====== Supplied material ======

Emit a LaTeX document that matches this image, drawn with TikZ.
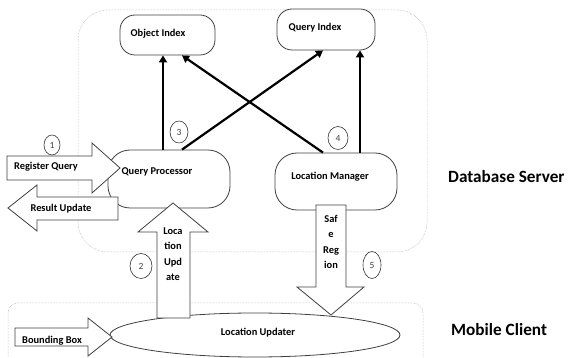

======
====== Supplied material ======

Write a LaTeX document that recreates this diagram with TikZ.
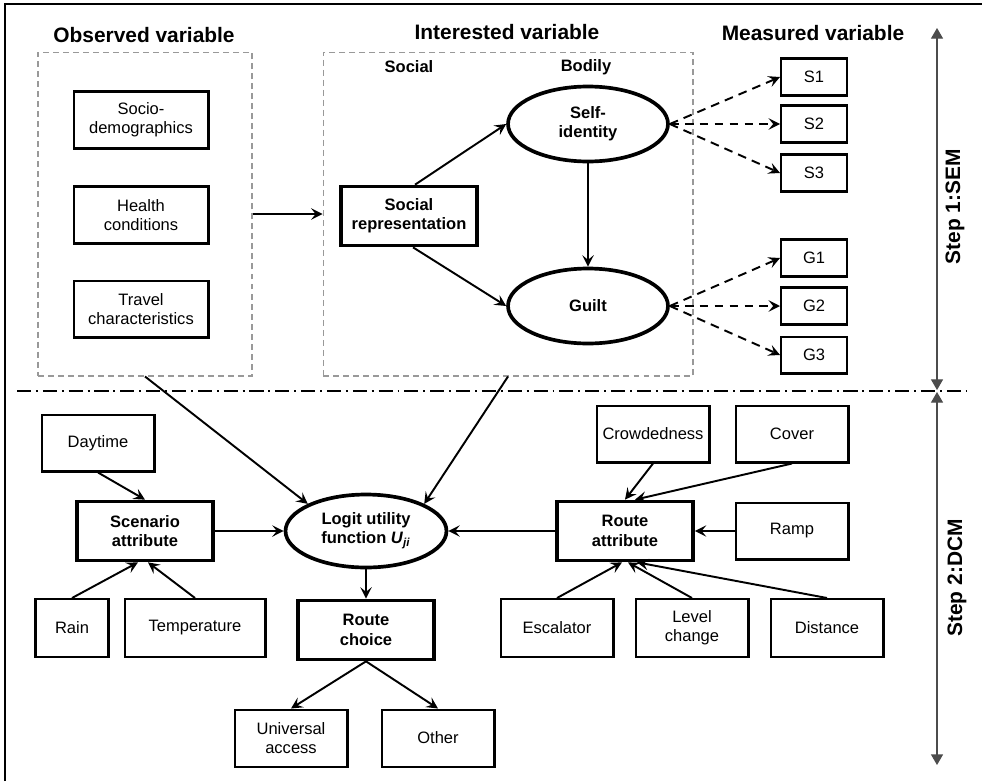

======
====== Supplied material ======

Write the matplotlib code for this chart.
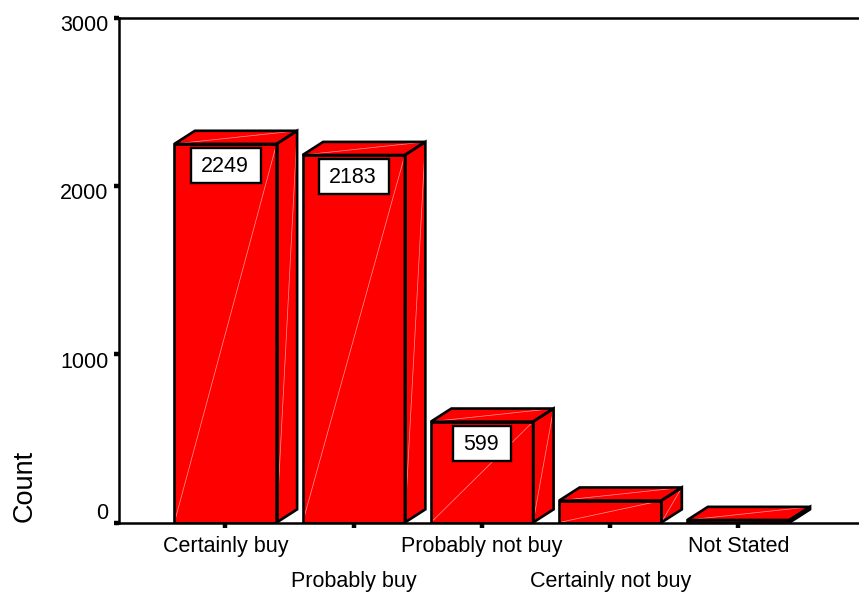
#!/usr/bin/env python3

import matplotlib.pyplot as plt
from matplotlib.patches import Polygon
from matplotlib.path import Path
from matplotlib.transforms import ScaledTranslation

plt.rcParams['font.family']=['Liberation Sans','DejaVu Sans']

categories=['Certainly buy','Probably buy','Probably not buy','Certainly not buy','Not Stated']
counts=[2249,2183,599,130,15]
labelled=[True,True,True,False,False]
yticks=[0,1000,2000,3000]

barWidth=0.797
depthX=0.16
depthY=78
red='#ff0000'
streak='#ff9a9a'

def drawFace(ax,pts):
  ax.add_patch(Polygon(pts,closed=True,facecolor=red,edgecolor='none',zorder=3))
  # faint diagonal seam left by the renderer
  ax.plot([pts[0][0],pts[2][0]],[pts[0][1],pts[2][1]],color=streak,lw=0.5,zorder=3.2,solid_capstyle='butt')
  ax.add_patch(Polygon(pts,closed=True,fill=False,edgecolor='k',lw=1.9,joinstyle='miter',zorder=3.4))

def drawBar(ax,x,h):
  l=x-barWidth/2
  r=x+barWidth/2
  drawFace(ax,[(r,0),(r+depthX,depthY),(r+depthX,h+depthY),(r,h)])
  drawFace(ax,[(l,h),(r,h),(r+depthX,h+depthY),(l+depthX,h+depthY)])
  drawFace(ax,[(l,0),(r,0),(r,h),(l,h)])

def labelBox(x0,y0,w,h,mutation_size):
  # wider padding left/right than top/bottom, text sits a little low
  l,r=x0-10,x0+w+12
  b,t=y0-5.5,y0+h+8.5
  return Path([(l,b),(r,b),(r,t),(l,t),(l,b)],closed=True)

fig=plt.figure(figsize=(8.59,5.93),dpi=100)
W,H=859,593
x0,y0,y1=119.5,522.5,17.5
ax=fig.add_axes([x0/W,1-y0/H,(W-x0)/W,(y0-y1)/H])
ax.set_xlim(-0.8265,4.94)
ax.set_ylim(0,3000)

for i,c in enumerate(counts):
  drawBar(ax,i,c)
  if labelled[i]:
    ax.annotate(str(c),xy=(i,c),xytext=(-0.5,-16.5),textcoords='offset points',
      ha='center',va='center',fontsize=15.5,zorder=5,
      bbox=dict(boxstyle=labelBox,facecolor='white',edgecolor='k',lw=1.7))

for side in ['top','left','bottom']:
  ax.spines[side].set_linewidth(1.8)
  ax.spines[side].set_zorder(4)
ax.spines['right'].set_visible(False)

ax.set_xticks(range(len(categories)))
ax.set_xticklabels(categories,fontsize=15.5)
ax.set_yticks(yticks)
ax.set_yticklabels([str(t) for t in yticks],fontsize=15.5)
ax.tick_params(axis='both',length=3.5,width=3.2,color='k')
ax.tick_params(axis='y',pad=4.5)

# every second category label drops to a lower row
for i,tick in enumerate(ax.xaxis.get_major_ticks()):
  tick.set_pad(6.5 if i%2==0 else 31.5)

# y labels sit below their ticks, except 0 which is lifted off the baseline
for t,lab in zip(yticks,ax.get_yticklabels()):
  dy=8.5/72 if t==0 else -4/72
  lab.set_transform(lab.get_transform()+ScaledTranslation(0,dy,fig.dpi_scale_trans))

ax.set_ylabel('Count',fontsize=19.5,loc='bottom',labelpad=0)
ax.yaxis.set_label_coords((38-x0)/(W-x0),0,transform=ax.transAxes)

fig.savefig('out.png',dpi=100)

======

# Given exercise:
Your copy should hold only the lines from the one containing "Write the matplotlib code for this chart." through the one containing "streak='#ff9a9a'", word for word, with no pictures.

# Full solution:
Write the matplotlib code for this chart.
#!/usr/bin/env python3

import matplotlib.pyplot as plt
from matplotlib.patches import Polygon
from matplotlib.path import Path
from matplotlib.transforms import ScaledTranslation

plt.rcParams['font.family']=['Liberation Sans','DejaVu Sans']

categories=['Certainly buy','Probably buy','Probably not buy','Certainly not buy','Not Stated']
counts=[2249,2183,599,130,15]
labelled=[True,True,True,False,False]
yticks=[0,1000,2000,3000]

barWidth=0.797
depthX=0.16
depthY=78
red='#ff0000'
streak='#ff9a9a'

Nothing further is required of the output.